Oyster Bay candidate says he won’t file financial disclosure
Independent Oyster Bay Town Supervisor candidate Robert Ripp said he has refused to file a financial disclosure form to the town ethics board, as required under the town code.
The other four candidates in the supervisor race have either filed their disclosure forms or stated they would file them. The Oyster Bay ethics code requires candidates to disclose sources of income, assets and information about family members.
“I have decided to boycott your request to submit a financial disclosure,” Ripp, 56, of Massapequa, wrote in an email to the town ethics board Friday.
Ethics board counsel Steven Leventhal said in an email Sunday that the board sent letters to Ripp in June and August informing him he needed to file financial disclosure. The August letter told Ripp the board could seek legal action in state court to compel compliance with the code, Leventhal said.
Ripp wrote in his email to the board that the disclosure requirements “serve no legitimate purpose” and that he would “challenge” them.
Ripp did not respond to requests for comment Sunday.
Russ Haven, general counsel for the New York Public Interest Research Group, an Albany-based government watchdog group, said in an email Saturday that such financial disclosure gives the public useful information about candidates’ work, assets and potential conflicts of interest.
“The non-discloser risks voters wondering, ‘what does the candidate have to hide?’ ” Haven said. “Since candidates know or should know this is part of running, if they don’t want to disclose, they can either change the law or decide not to run.
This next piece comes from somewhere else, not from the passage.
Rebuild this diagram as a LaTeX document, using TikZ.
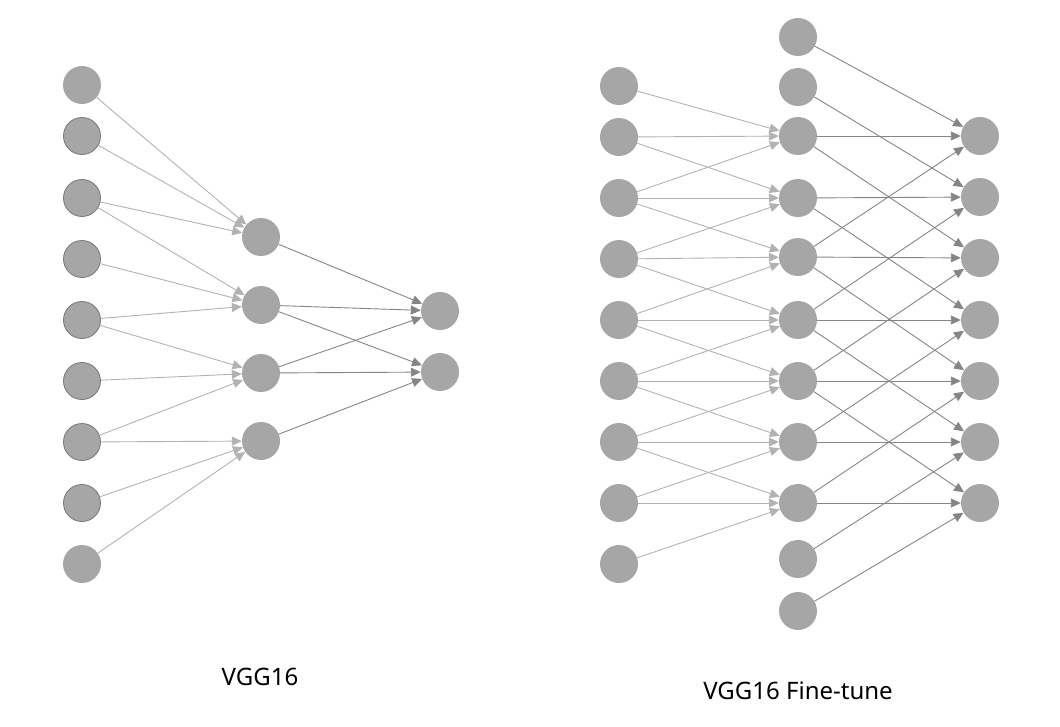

But the public shouldn’t be kept in the dark.”
New York City similarly requires candidates to disclose financial information with the city’s conflicts of interest board.
Other municipalities such as North Hempstead, Glen Cove, Brookhaven and Huntington also require candidates to file financial disclosure forms.
Ripp told Newsday in a 2015 interview that his wife was employed but he had not worked since retiring from the New York City Police Department in 2004.
Ripp’s Friday email said he would “hold my financial disclosure hostage” because of what he said were “double standards” and the town’s failure to provide him with “certified” copies of financial disclosure forms of Republican candidates and a town employee requested under the state Freedom of Information Law.
Town Clerk James Altadonna Jr. said Sunday that he emailed Ripp copies of the forms after the ethics board provided redacted copies to the clerk’s office in September. Altadonna said he would not certify them as being copied from originals because he had not seen the originals. Newsday obtained from the town several disclosure forms, including those sought by Ripp, but did not request that they be certified.
In an email sent to dozens of people on Sunday, Ripp acknowledged that he had received the uncertified financial disclosure forms on Sept. 29. Ripp claimed the forms had been falsified. He didn’t cite evidence but pointed to a discrepancy in some forms in which the order of one question — though not its wording — had been changed.
Newsday last week reported that while Republican and Democratic candidates had filed their disclosure forms, independent and third-party candidates had missed their deadlines to file. Reform party candidate John Mangelli and independent candidate Jonathan Clarke said last week they thought they had more time because of challenges to their successful efforts to get on the ballot but would file their disclosures soon. Mangelli said the ethics board’s notice had been sent to the wrong address and that while he disagreed with the policy and wanted to challenge it legally, he nonetheless would file.
Susan Lerner, executive director of Common Cause New York, a good-government group, said in an interview Sunday that financial disclosure forms like Oyster Bay’s are “pretty standard” and the “most basic of anti-corruption of measures.”
“Constituents need to know what outside interests are influencing their elected representatives,” Lerner said. She added, “Someone who feels that their constituents are not entitled to know anything about them shouldn’t be running for public office.”